IMPALA-14144: Make pip_download.py more tolerant with PEP 503 simple pages

Recent package updates on PyPI have introduced package description pages that have extra newlines in addition to the newline character separating the complete URLs for the difference package versions. These extra newlines usually show up before the closing angle bracket character ('>') of the opening half of the anchor tag. This broke pip_download.py, because it uses a regex to crack out various data items (file name, download path, hash algorithm and hash value) from the download page.
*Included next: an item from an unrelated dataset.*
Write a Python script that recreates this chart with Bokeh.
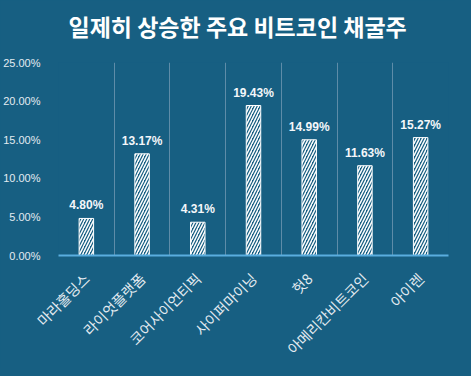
import math
from bokeh.plotting import figure
from bokeh.models import (ColumnDataSource, Range1d, FixedTicker, NumeralTickFormatter, Title)
from bokeh.core.properties import value
from bokeh.embed import file_html
from bokeh.resources import INLINE

# ---- data ----
names = ["마라홀딩스", "라이엇플랫폼", "코어사이언티픽", "사이퍼마이닝", "헛8", "아메리칸비트코인", "아이렌"]
pct = [4.80, 13.17, 4.31, 19.43, 14.99, 11.63, 15.27]
y_ticks = [0.0, 0.05, 0.10, 0.15, 0.20, 0.25]
title_text = "일제히 상승한 주요 비트코인 채굴주"

BG = "#175F82"
GRID = "#5E8CA8"
AXIS = "#5AAEDF"
TXT = "#E3EBF1"

xs = [i + 0.5 for i in range(len(names))]
src = ColumnDataSource(dict(
    x=xs,
    y=[v / 100.0 for v in pct],
    label=["%.2f%%" % v for v in pct],
))

p = figure(width=455, height=368, output_backend="svg", toolbar_location=None,
           x_range=Range1d(0, len(names)), y_range=Range1d(0, 0.25),
           min_border_left=49, min_border_right=7, min_border_top=62, min_border_bottom=113)
p.background_fill_color = BG
p.border_fill_color = BG
p.outline_line_color = None

p.vbar(x="x", top="y", width=0.26, source=src, fill_color=BG, line_color="white", line_width=1,
       hatch_pattern="/", hatch_color="white", hatch_scale=6, hatch_weight=1.5)

p.text(x="x", y="y", text="label", source=src, text_align="center", text_baseline="bottom",
       y_offset=-6, text_color="#F4F7FA", text_font=value("Liberation Sans"),
       text_font_style="bold", text_font_size="12px")

# x axis
p.xaxis.ticker = FixedTicker(ticks=xs)
p.xaxis.major_label_overrides = {x: n for x, n in zip(xs, names)}
p.xaxis.major_label_orientation = math.pi / 4
p.xaxis.major_label_text_font = "Noto Sans CJK KR"
p.xaxis.major_label_text_font_size = "14.5px"
p.xaxis.major_label_text_color = TXT
p.xaxis.major_label_standoff = 14
p.xaxis.major_tick_line_color = None
p.xaxis.minor_tick_line_color = None
p.xaxis.axis_line_color = AXIS
p.xaxis.axis_line_width = 2

# y axis
p.yaxis.ticker = FixedTicker(ticks=y_ticks)
p.yaxis.formatter = NumeralTickFormatter(format="0.00%")
p.yaxis.major_label_text_font = "Liberation Sans"
p.yaxis.major_label_text_font_size = "11px"
p.yaxis.major_label_text_color = TXT
p.yaxis.major_label_standoff = 12
p.yaxis.major_tick_line_color = None
p.yaxis.minor_tick_line_color = None
p.yaxis.axis_line_color = None

# grids
p.ygrid.grid_line_color = None
p.xgrid.ticker = FixedTicker(ticks=list(range(len(names) + 1)))
p.xgrid.grid_line_color = GRID
p.xgrid.grid_line_width = 1

# title
p.add_layout(Title(text=title_text, align="left", offset=10, text_color="white",
                   text_font="Noto Sans CJK KR", text_font_style="bold",
                   text_font_size="23px", standoff=0,
                   padding=dict(left=0, right=0, top=5, bottom=20)), "above")

html = file_html(p, INLINE)
html = html.replace("</head>", "<style>body{background:%s;}</style></head>" % BG, 1)
open("out.html", "w").write(html)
The regex attempts the whole anchor element up to and including the closing '</a>' tag, which fails because the '.' in a regex matches any character, except a newline. This failure causes all lines in the package descriptor page to be rejected as not matching the search pattern, so the package with a page in this format can never be recognized. This patch works around this formatting issue by adding the flag re.DOTALL to the regex search call, making the regex '.' character match the newline as well, so that the regex can match the complete anchor element across a line break as well. Change-Id: Ia56f87c54e0d9cad97b7e0ffbcce8f4c0f715c44 Reviewed-on: http://gerrit.cloudera.org:8080/23026 Reviewed-by: Joe McDonnell <joemcdonnell@cloudera.com> Reviewed-by: Michael Smith <michael.smith@cloudera.com> Tested-by: Joe McDonnell <joemcdonnell@cloudera.com>
2025-12-19 18:12:08 -05:00 · 2025-06-13 23:01:14 +02:00
parent 2560487700
commit fae42323da
1 changed files with 1 additions and 1 deletions
--- a/infra/python/deps/pip_download.py
+++ b/infra/python/deps/pip_download.py
@@ -102,7 +102,7 @@ def get_package_info(pkg_name, pkg_version, is_canceled=None):
  pkg_info = subprocess.check_output(
      ["wget", "-q", "-O", "-", url], universal_newlines=True)
  regex = r'<a .*?href=\".*?packages/(.*?)#(.*?)=(.*?)\".*?>(.*?)<\/a>'
-  for match in re.finditer(regex, pkg_info):
+  for match in re.finditer(regex, pkg_info, flags=re.DOTALL):
    path = match.group(1)
    hash_algorithm = match.group(2)
    digest = match.group(3)